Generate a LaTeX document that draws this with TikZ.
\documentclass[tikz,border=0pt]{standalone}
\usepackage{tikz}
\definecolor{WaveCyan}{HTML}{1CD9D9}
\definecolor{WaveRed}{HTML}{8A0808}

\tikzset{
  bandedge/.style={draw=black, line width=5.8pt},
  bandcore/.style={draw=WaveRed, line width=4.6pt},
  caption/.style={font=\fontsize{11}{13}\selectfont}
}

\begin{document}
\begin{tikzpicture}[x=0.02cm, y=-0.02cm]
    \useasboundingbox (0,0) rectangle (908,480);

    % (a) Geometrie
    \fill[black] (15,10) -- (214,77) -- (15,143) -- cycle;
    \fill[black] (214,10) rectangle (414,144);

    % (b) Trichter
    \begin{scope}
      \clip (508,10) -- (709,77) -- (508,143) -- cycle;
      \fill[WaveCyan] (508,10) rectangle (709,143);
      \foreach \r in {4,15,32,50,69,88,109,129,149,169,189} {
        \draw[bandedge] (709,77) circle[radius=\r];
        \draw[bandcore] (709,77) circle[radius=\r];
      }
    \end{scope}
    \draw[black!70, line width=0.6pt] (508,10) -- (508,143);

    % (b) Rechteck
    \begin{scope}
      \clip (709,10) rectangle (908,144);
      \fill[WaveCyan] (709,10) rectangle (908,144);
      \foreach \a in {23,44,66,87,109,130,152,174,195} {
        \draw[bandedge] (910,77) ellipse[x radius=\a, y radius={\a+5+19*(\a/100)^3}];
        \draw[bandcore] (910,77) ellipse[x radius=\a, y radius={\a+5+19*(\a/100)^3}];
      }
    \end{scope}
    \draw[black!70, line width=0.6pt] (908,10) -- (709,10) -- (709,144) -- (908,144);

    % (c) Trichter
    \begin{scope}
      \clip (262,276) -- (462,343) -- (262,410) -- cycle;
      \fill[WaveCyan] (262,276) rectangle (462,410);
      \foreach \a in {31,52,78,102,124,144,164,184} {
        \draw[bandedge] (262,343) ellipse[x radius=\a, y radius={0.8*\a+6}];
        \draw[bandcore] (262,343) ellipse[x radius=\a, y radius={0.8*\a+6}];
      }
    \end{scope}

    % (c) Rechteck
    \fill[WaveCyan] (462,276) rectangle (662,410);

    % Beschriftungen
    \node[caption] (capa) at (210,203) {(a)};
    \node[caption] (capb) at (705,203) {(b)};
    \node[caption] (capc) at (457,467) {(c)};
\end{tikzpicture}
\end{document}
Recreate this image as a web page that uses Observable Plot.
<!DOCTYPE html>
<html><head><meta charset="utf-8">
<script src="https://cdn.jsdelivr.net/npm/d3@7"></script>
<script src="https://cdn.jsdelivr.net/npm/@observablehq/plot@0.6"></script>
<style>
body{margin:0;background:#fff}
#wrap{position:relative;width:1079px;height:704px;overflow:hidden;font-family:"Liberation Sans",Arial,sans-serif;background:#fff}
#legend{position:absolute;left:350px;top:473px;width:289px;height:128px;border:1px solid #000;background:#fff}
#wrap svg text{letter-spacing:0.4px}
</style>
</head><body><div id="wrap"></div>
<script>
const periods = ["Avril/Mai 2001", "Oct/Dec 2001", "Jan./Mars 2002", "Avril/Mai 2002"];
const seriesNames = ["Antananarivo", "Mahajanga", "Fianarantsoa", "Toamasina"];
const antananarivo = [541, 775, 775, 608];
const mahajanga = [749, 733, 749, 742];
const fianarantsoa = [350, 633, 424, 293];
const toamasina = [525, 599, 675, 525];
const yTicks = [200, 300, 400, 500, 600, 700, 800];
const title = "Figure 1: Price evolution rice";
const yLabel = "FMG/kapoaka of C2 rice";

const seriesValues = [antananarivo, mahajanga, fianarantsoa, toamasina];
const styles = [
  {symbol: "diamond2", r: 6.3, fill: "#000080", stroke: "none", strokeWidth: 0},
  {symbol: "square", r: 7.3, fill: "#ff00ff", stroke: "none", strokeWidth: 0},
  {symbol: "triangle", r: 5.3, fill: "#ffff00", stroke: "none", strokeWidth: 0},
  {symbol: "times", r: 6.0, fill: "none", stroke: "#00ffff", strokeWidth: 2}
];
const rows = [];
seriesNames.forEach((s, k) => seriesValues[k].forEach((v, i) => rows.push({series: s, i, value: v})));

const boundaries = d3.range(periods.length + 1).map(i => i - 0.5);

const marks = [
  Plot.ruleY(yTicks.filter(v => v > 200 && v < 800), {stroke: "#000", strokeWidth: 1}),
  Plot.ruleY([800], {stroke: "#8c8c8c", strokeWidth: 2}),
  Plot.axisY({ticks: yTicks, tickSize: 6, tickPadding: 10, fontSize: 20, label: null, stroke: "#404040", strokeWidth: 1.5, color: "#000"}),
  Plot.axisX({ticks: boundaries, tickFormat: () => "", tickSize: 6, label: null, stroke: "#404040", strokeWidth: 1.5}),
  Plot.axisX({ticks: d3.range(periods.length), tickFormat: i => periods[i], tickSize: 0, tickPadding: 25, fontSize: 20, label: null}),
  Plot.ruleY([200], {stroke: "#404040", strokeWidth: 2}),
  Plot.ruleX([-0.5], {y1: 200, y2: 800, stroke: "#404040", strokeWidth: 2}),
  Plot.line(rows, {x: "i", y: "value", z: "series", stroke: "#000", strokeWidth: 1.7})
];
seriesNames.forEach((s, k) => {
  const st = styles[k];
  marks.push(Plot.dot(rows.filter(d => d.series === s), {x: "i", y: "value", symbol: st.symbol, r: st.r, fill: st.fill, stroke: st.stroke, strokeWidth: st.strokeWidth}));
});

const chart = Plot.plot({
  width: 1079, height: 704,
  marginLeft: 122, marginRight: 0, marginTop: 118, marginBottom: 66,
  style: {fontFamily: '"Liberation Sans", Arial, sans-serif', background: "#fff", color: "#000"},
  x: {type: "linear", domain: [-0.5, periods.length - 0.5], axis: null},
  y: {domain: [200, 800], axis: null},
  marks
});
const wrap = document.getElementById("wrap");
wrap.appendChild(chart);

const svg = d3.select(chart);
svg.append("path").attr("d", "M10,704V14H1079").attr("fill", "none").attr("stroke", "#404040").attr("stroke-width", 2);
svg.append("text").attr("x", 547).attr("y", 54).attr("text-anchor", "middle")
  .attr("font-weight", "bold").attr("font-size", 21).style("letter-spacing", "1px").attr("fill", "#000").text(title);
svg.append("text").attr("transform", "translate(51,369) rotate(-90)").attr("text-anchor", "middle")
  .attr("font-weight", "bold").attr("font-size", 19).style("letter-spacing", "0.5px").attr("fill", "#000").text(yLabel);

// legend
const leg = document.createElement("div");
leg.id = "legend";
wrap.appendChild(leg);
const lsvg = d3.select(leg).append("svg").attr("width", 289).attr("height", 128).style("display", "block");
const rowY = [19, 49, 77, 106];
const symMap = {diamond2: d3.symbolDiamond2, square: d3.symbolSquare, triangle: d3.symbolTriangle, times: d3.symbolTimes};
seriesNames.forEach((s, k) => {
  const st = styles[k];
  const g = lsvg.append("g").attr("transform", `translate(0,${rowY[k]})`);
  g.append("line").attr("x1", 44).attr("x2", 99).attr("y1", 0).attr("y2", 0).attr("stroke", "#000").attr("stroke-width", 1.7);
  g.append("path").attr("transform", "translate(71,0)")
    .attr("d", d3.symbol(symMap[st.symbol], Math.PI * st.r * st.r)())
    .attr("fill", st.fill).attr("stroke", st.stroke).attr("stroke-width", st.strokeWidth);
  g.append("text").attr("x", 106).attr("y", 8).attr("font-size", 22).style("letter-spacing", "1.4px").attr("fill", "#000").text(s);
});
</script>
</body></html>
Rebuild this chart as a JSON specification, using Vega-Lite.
# # #
◆ Request ◆
Print the listing above in full, exactly as it is.

◆ Answer in full ◆
Generate a LaTeX document that draws this with TikZ.
\documentclass[tikz,border=0pt]{standalone}
\usepackage{tikz}
\definecolor{WaveCyan}{HTML}{1CD9D9}
\definecolor{WaveRed}{HTML}{8A0808}

\tikzset{
  bandedge/.style={draw=black, line width=5.8pt},
  bandcore/.style={draw=WaveRed, line width=4.6pt},
  caption/.style={font=\fontsize{11}{13}\selectfont}
}

\begin{document}
\begin{tikzpicture}[x=0.02cm, y=-0.02cm]
    \useasboundingbox (0,0) rectangle (908,480);

    % (a) Geometrie
    \fill[black] (15,10) -- (214,77) -- (15,143) -- cycle;
    \fill[black] (214,10) rectangle (414,144);

    % (b) Trichter
    \begin{scope}
      \clip (508,10) -- (709,77) -- (508,143) -- cycle;
      \fill[WaveCyan] (508,10) rectangle (709,143);
      \foreach \r in {4,15,32,50,69,88,109,129,149,169,189} {
        \draw[bandedge] (709,77) circle[radius=\r];
        \draw[bandcore] (709,77) circle[radius=\r];
      }
    \end{scope}
    \draw[black!70, line width=0.6pt] (508,10) -- (508,143);

    % (b) Rechteck
    \begin{scope}
      \clip (709,10) rectangle (908,144);
      \fill[WaveCyan] (709,10) rectangle (908,144);
      \foreach \a in {23,44,66,87,109,130,152,174,195} {
        \draw[bandedge] (910,77) ellipse[x radius=\a, y radius={\a+5+19*(\a/100)^3}];
        \draw[bandcore] (910,77) ellipse[x radius=\a, y radius={\a+5+19*(\a/100)^3}];
      }
    \end{scope}
    \draw[black!70, line width=0.6pt] (908,10) -- (709,10) -- (709,144) -- (908,144);

    % (c) Trichter
    \begin{scope}
      \clip (262,276) -- (462,343) -- (262,410) -- cycle;
      \fill[WaveCyan] (262,276) rectangle (462,410);
      \foreach \a in {31,52,78,102,124,144,164,184} {
        \draw[bandedge] (262,343) ellipse[x radius=\a, y radius={0.8*\a+6}];
        \draw[bandcore] (262,343) ellipse[x radius=\a, y radius={0.8*\a+6}];
      }
    \end{scope}

    % (c) Rechteck
    \fill[WaveCyan] (462,276) rectangle (662,410);

    % Beschriftungen
    \node[caption] (capa) at (210,203) {(a)};
    \node[caption] (capb) at (705,203) {(b)};
    \node[caption] (capc) at (457,467) {(c)};
\end{tikzpicture}
\end{document}
Recreate this image as a web page that uses Observable Plot.
<!DOCTYPE html>
<html><head><meta charset="utf-8">
<script src="https://cdn.jsdelivr.net/npm/d3@7"></script>
<script src="https://cdn.jsdelivr.net/npm/@observablehq/plot@0.6"></script>
<style>
body{margin:0;background:#fff}
#wrap{position:relative;width:1079px;height:704px;overflow:hidden;font-family:"Liberation Sans",Arial,sans-serif;background:#fff}
#legend{position:absolute;left:350px;top:473px;width:289px;height:128px;border:1px solid #000;background:#fff}
#wrap svg text{letter-spacing:0.4px}
</style>
</head><body><div id="wrap"></div>
<script>
const periods = ["Avril/Mai 2001", "Oct/Dec 2001", "Jan./Mars 2002", "Avril/Mai 2002"];
const seriesNames = ["Antananarivo", "Mahajanga", "Fianarantsoa", "Toamasina"];
const antananarivo = [541, 775, 775, 608];
const mahajanga = [749, 733, 749, 742];
const fianarantsoa = [350, 633, 424, 293];
const toamasina = [525, 599, 675, 525];
const yTicks = [200, 300, 400, 500, 600, 700, 800];
const title = "Figure 1: Price evolution rice";
const yLabel = "FMG/kapoaka of C2 rice";

const seriesValues = [antananarivo, mahajanga, fianarantsoa, toamasina];
const styles = [
  {symbol: "diamond2", r: 6.3, fill: "#000080", stroke: "none", strokeWidth: 0},
  {symbol: "square", r: 7.3, fill: "#ff00ff", stroke: "none", strokeWidth: 0},
  {symbol: "triangle", r: 5.3, fill: "#ffff00", stroke: "none", strokeWidth: 0},
  {symbol: "times", r: 6.0, fill: "none", stroke: "#00ffff", strokeWidth: 2}
];
const rows = [];
seriesNames.forEach((s, k) => seriesValues[k].forEach((v, i) => rows.push({series: s, i, value: v})));

const boundaries = d3.range(periods.length + 1).map(i => i - 0.5);

const marks = [
  Plot.ruleY(yTicks.filter(v => v > 200 && v < 800), {stroke: "#000", strokeWidth: 1}),
  Plot.ruleY([800], {stroke: "#8c8c8c", strokeWidth: 2}),
  Plot.axisY({ticks: yTicks, tickSize: 6, tickPadding: 10, fontSize: 20, label: null, stroke: "#404040", strokeWidth: 1.5, color: "#000"}),
  Plot.axisX({ticks: boundaries, tickFormat: () => "", tickSize: 6, label: null, stroke: "#404040", strokeWidth: 1.5}),
  Plot.axisX({ticks: d3.range(periods.length), tickFormat: i => periods[i], tickSize: 0, tickPadding: 25, fontSize: 20, label: null}),
  Plot.ruleY([200], {stroke: "#404040", strokeWidth: 2}),
  Plot.ruleX([-0.5], {y1: 200, y2: 800, stroke: "#404040", strokeWidth: 2}),
  Plot.line(rows, {x: "i", y: "value", z: "series", stroke: "#000", strokeWidth: 1.7})
];
seriesNames.forEach((s, k) => {
  const st = styles[k];
  marks.push(Plot.dot(rows.filter(d => d.series === s), {x: "i", y: "value", symbol: st.symbol, r: st.r, fill: st.fill, stroke: st.stroke, strokeWidth: st.strokeWidth}));
});

const chart = Plot.plot({
  width: 1079, height: 704,
  marginLeft: 122, marginRight: 0, marginTop: 118, marginBottom: 66,
  style: {fontFamily: '"Liberation Sans", Arial, sans-serif', background: "#fff", color: "#000"},
  x: {type: "linear", domain: [-0.5, periods.length - 0.5], axis: null},
  y: {domain: [200, 800], axis: null},
  marks
});
const wrap = document.getElementById("wrap");
wrap.appendChild(chart);

const svg = d3.select(chart);
svg.append("path").attr("d", "M10,704V14H1079").attr("fill", "none").attr("stroke", "#404040").attr("stroke-width", 2);
svg.append("text").attr("x", 547).attr("y", 54).attr("text-anchor", "middle")
  .attr("font-weight", "bold").attr("font-size", 21).style("letter-spacing", "1px").attr("fill", "#000").text(title);
svg.append("text").attr("transform", "translate(51,369) rotate(-90)").attr("text-anchor", "middle")
  .attr("font-weight", "bold").attr("font-size", 19).style("letter-spacing", "0.5px").attr("fill", "#000").text(yLabel);

// legend
const leg = document.createElement("div");
leg.id = "legend";
wrap.appendChild(leg);
const lsvg = d3.select(leg).append("svg").attr("width", 289).attr("height", 128).style("display", "block");
const rowY = [19, 49, 77, 106];
const symMap = {diamond2: d3.symbolDiamond2, square: d3.symbolSquare, triangle: d3.symbolTriangle, times: d3.symbolTimes};
seriesNames.forEach((s, k) => {
  const st = styles[k];
  const g = lsvg.append("g").attr("transform", `translate(0,${rowY[k]})`);
  g.append("line").attr("x1", 44).attr("x2", 99).attr("y1", 0).attr("y2", 0).attr("stroke", "#000").attr("stroke-width", 1.7);
  g.append("path").attr("transform", "translate(71,0)")
    .attr("d", d3.symbol(symMap[st.symbol], Math.PI * st.r * st.r)())
    .attr("fill", st.fill).attr("stroke", st.stroke).attr("stroke-width", st.strokeWidth);
  g.append("text").attr("x", 106).attr("y", 8).attr("font-size", 22).style("letter-spacing", "1.4px").attr("fill", "#000").text(s);
});
</script>
</body></html>
Rebuild this chart as a JSON specification, using Vega-Lite.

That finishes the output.